Rejoicing at the response received, Gurgaon police commissioner Alok Mittal says the event has not only made an impression on the residents of Gurgaon but has also generated interest in other cities. “Many have taken notice of this development. Officials from cities like Bangalore, among others, have attended the event and interacted with us to introduce something similar in their cities,” he says.
Attributing the event’s success to its proper planning, Mittal says, “Between 75 and 100 police personnel, including traffic cops, have been deployed because there are many points along the 4.5 km stretch so as to avoid any kind of confusion and mishaps. In this way the people are assured about their safety.”
However, he clarifies that more than anything else his interest in the initiative is the chance he gets to interact with citizens in an informal setting. “There is a very visible change in the way people talk to us when we are not in our uniforms,” the police chief says. “They are a lot more open and come up to us to freely discuss issues. While receiving feedback from them helps us review our own processes, we also get a chance to communicate our programmes and ideas to them.”

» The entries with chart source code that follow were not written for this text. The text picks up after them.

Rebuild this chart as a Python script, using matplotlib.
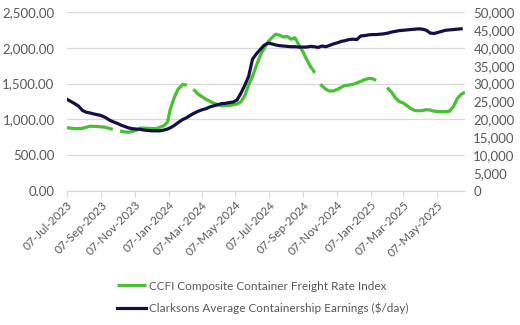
import numpy as np
import pandas as pd
import matplotlib
matplotlib.use("Agg")
import matplotlib.pyplot as plt
import matplotlib.dates as mdates
from matplotlib.ticker import FuncFormatter, MultipleLocator

plt.rcParams["font.family"] = ["Lato", "DejaVu Sans"]

nan = np.nan

# CCFI composite index (left axis), gaps where the index was not published
ccfi_dates = [
    "2023-07-07", "2023-07-21", "2023-08-04", "2023-08-18", "2023-09-01", "2023-09-15",
    "2023-09-28", "2023-10-04", "2023-10-11", "2023-10-20", "2023-10-27", "2023-11-10",
    "2023-11-17", "2023-12-01", "2023-12-15", "2023-12-29", "2024-01-05", "2024-01-10",
    "2024-01-17", "2024-01-24", "2024-02-02", "2024-02-09", "2024-02-15", "2024-02-21",
    "2024-03-01", "2024-03-15", "2024-03-29", "2024-04-12", "2024-04-26", "2024-05-10",
    "2024-05-17", "2024-05-24", "2024-05-31", "2024-06-07", "2024-06-14", "2024-06-21",
    "2024-06-28", "2024-07-05", "2024-07-12", "2024-07-19", "2024-07-26", "2024-08-02",
    "2024-08-09", "2024-08-16", "2024-08-23", "2024-08-30", "2024-09-06", "2024-09-13",
    "2024-09-20", "2024-09-28", "2024-10-03", "2024-10-08", "2024-10-18", "2024-10-25",
    "2024-11-01", "2024-11-08", "2024-11-15", "2024-11-22", "2024-11-29", "2024-12-06",
    "2024-12-13", "2024-12-20", "2024-12-27", "2025-01-03", "2025-01-10", "2025-01-17",
    "2025-01-25", "2025-02-06", "2025-02-14", "2025-02-21", "2025-02-28", "2025-03-07",
    "2025-03-14", "2025-03-21", "2025-03-28", "2025-04-04", "2025-04-11", "2025-04-18",
    "2025-04-25", "2025-05-02", "2025-05-09", "2025-05-16", "2025-05-23", "2025-05-30",
    "2025-06-06", "2025-06-13", "2025-06-20", "2025-06-27",
]
ccfi_values = [
    885, 870, 875, 905, 900, 890,
    860, nan, 837, 825, 820, 850,
    880, 875, 870, 910, 960, 1140,
    1300, 1420, 1490, 1475, nan, 1420,
    1350, 1280, 1225, 1190, 1195, 1215,
    1245, 1330, 1480, 1600, 1750, 1890,
    1990, 2080, 2140, 2190, 2175, 2150,
    2160, 2120, 2140, 2040, 1950, 1840,
    1740, 1650, nan, 1490, 1420, 1395,
    1400, 1420, 1450, 1475, 1480, 1490,
    1510, 1530, 1555, 1570, 1570, 1545,
    nan, 1445, 1380, 1300, 1250, 1230,
    1190, 1150, 1125, 1120, 1125, 1135,
    1130, 1115, 1110, 1110, 1110, 1115,
    1180, 1290, 1350, 1380,
]

# Clarksons average containership earnings (right axis, $/day)
earn_dates = pd.date_range("2023-07-07", "2025-06-27", freq="7D")
earn_values = [
    25600, 25000, 24400, 23700, 22500, 22000, 21800, 21500, 21300, 21000,
    20500, 19800, 19300, 18900, 18400, 18000, 17600, 17400, 17300, 17200,
    17000, 16900, 16800, 16800, 16800, 17000, 17300, 17800, 18500, 19300,
    20000, 20500, 21200, 21800, 22300, 22700, 23000, 23500, 23800, 24100,
    24400, 24500, 24700, 24850, 25400, 27300, 29500, 32000, 36800, 38300,
    39500, 40700, 41300, 41100, 40800, 40600, 40500, 40400, 40300, 40300,
    40200, 40200, 40200, 40400, 40300, 40100, 40500, 40300, 40700, 41100,
    41400, 41800, 42000, 42300, 42400, 42300, 43300, 43400, 43600, 43700,
    43700, 43800, 43900, 44100, 44400, 44600, 44800, 44900, 45000, 45100,
    45200, 45300, 45200, 44900, 44100, 44000, 44300, 44600, 44900, 45000,
    45100, 45200, 45300,
]

tick_dates = pd.date_range("2023-07-07", "2025-05-07", freq=pd.DateOffset(months=2))

green = "#44c22f"
navy = "#131048"
grey_text = "#595959"
grid_col = "#d9d9d9"

fig = plt.figure(figsize=(5.2, 3.25), dpi=100)
ax = fig.add_axes([67 / 520, 1 - 191 / 325, (465 - 67) / 520, (191 - 12) / 325])
ax2 = ax.twinx()

l1, = ax.plot(pd.to_datetime(ccfi_dates), ccfi_values, color=green, lw=2.3,
              solid_capstyle="butt", label="CCFI Composite Container Freight Rate Index")
l2, = ax2.plot(earn_dates[:len(earn_values)], earn_values, color=navy, lw=2.3,
               label="Clarksons Average Containership Earnings ($/day)")

ax.set_ylim(0, 2500)
ax.yaxis.set_major_locator(MultipleLocator(500))
ax.yaxis.set_major_formatter(FuncFormatter(lambda v, p: f"{v:,.2f}"))
ax2.set_ylim(0, 50000)
ax2.yaxis.set_major_locator(MultipleLocator(5000))
ax2.yaxis.set_major_formatter(FuncFormatter(lambda v, p: f"{v:,.0f}"))

ax.set_xlim(pd.Timestamp("2023-07-07"), pd.Timestamp("2025-06-27"))
ax.set_xticks(tick_dates)
ax.xaxis.set_major_formatter(mdates.DateFormatter("%d-%b-%Y"))

ax.grid(axis="y", color=grid_col, lw=0.9)
ax.set_axisbelow(True)
for a in (ax, ax2):
    for s in ("top", "left", "right"):
        a.spines[s].set_visible(False)
    a.spines["bottom"].set_color(grid_col)
ax2.spines["bottom"].set_visible(False)

ax.tick_params(axis="y", length=0, pad=9, labelsize=9.5, labelcolor=grey_text)
ax2.tick_params(axis="y", length=0, pad=6, labelsize=9.5, labelcolor=grey_text)
ax.tick_params(axis="x", length=4, color=grid_col, pad=2, labelsize=8.5, labelcolor=grey_text)
for lab in ax.get_xticklabels():
    lab.set_rotation(45)
    lab.set_ha("right")
    lab.set_rotation_mode("anchor")

fig.legend(handles=[l1, l2], loc="upper center", bbox_to_anchor=(0.505, 0.155),
           ncol=1, frameon=False, fontsize=8.5, labelcolor=grey_text,
           handlelength=2.5, handletextpad=0.2, labelspacing=0.9, borderpad=0)

fig.savefig("out.png", dpi=100)
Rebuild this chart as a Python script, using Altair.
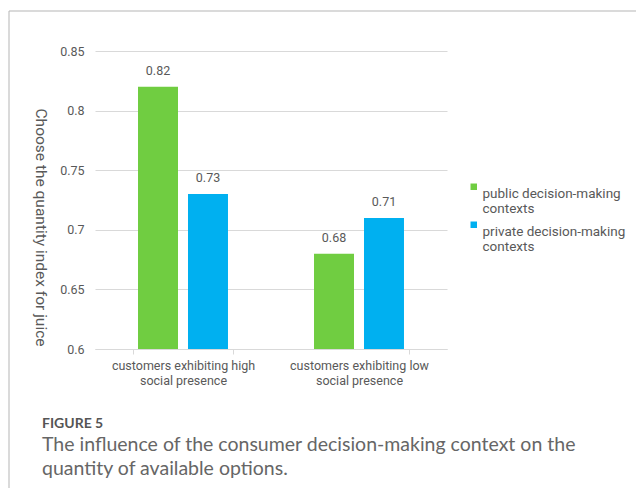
import altair as alt
import pandas as pd

# ---- data ----
categories = ["customers exhibiting high\nsocial presence", "customers exhibiting low\nsocial presence"]
contexts = ["public decision-making\ncontexts", "private decision-making\ncontexts"]
public_values = [0.82, 0.68]
private_values = [0.73, 0.71]
y_ticks = [0.6, 0.65, 0.7, 0.75, 0.8, 0.85]
colors = ["#70CD41", "#00B0F0"]
y_title = "Choose the quantity index for juice"
fig_label = "FIGURE 5"
caption = ["The influence of the consumer decision-making context on the",
           "quantity of available options."]

rows = []
for i, c in enumerate(categories):
    rows.append({"category": c, "context": contexts[0], "value": public_values[i]})
    rows.append({"category": c, "context": contexts[1], "value": private_values[i]})
df = pd.DataFrame(rows)

FONT = "Roboto"
GRAY = "#595959"
GRID = "#d9d9d9"

x_enc = alt.X("category:N", sort=categories,
              scale=alt.Scale(paddingInner=0.432, paddingOuter=0.216),
              axis=alt.Axis(title=None, labelAngle=0, labelExpr="split(datum.label, '\\n')",
                            labelFont=FONT, labelFontSize=12.5, labelColor=GRAY,
                            labelPadding=5, labelLineHeight=15, labelLimit=300,
                            domainColor=GRID, tickColor=GRID, tickSize=5,
                            tickBand="extent", grid=False))
xo_enc = alt.XOffset("context:N", sort=contexts,
                     scale=alt.Scale(paddingInner=0.2, paddingOuter=0.1))
y_enc = alt.Y("value:Q",
              scale=alt.Scale(domain=[0.6, 0.85], zero=False, nice=False),
              axis=alt.Axis(values=y_ticks, format=".2~f", domain=False, ticks=False,
                            labelFont=FONT, labelFontSize=12.5, labelColor=GRAY,
                            labelPadding=11, gridColor=GRID, gridWidth=1,
                            title=y_title, titleAngle=90, titleFont=FONT,
                            titleFontSize=15.5, titleFontWeight="normal", titleColor=GRAY,
                            titleX=-55, titleY=176, titleAlign="center",
                            titleBaseline="middle"))
color_enc = alt.Color("context:N", sort=contexts,
                      scale=alt.Scale(domain=contexts, range=colors),
                      legend=alt.Legend(title=None, orient="none", legendX=372, legendY=129,
                                        symbolType="square", symbolSize=42,
                                        symbolStrokeWidth=0, labelFont=FONT,
                                        labelFontSize=13.5, labelColor=GRAY,
                                        labelExpr="split(datum.label, '\\n')",
                                        labelLimit=300, labelOffset=2, rowPadding=2,
                                        labelBaseline="top", padding=0))

base = alt.Chart(df)
bars = base.mark_bar(clip=True).encode(x=x_enc, xOffset=xo_enc, y=y_enc, color=color_enc)
labels = base.mark_text(baseline="bottom", dy=-9, font=FONT, fontSize=12.5,
                        color=GRAY).encode(
    x=alt.X("category:N", sort=categories), xOffset=alt.XOffset("context:N", sort=contexts),
    y="value:Q", text=alt.Text("value:Q", format=".2f"))

one = pd.DataFrame({"k": [0]})
frame_top = alt.Chart(one).mark_rule(color="#b5b5b5", strokeWidth=1).encode(
    x=alt.value(-86), x2=alt.value(545), y=alt.value(-40))
frame_left = alt.Chart(one).mark_rule(color="#b5b5b5", strokeWidth=1).encode(
    x=alt.value(-86), y=alt.value(-40), y2=alt.value(445))

chart = alt.layer(frame_top, frame_left, bars, labels).properties(
    width=352, height=298,
    background="white",
    padding={"left": 87, "top": 43, "right": 189, "bottom": 139},
    autosize=alt.AutoSizeParams(type="none"),
    title=alt.TitleParams(fig_label, subtitle=caption, orient="bottom", anchor="start",
                          frame="group", dx=-53, offset=-80,
                          font="Lato", fontSize=14, fontWeight="bold", color="#555555",
                          subtitleFont="Lato", subtitleFontSize=19.5,
                          subtitleColor="#666666", subtitleLineHeight=24,
                          subtitlePadding=5)
).configure_view(strokeWidth=0, stroke="transparent")

chart.save("out.html", embed_options={"renderer": "svg", "actions": False})
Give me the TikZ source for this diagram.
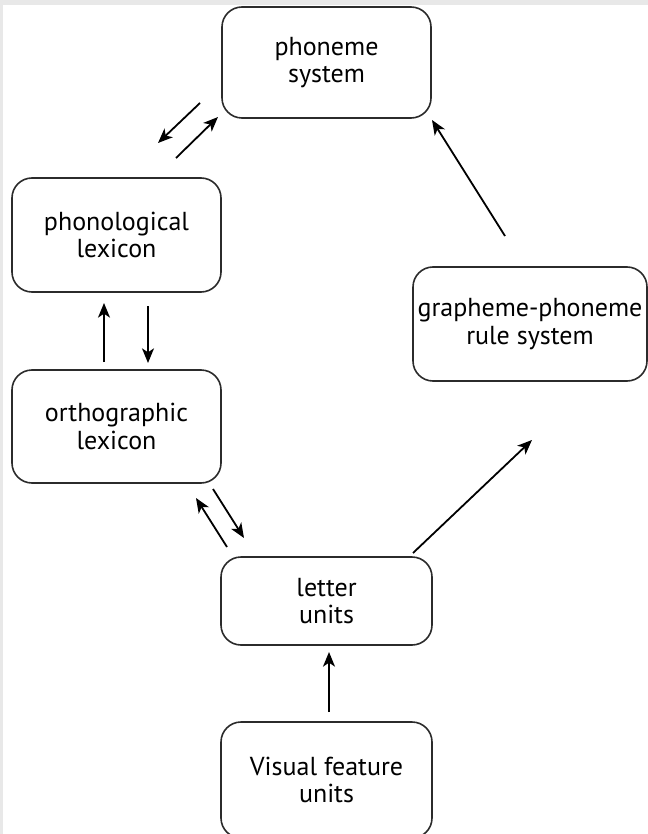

Attraction to new and innovative ideas is a common human tendency and getting restless and bored equally soon is also a fact. Ask the organisers if they have taken the boredom factor into account, Mittal chuckles: “That risk is definitely there but we still have time for that. We have only started and the rate and manner in which things are progressing, it will be the residents who will take up the job to sustain the momentum. They will need our support only to facilitate their ideas.”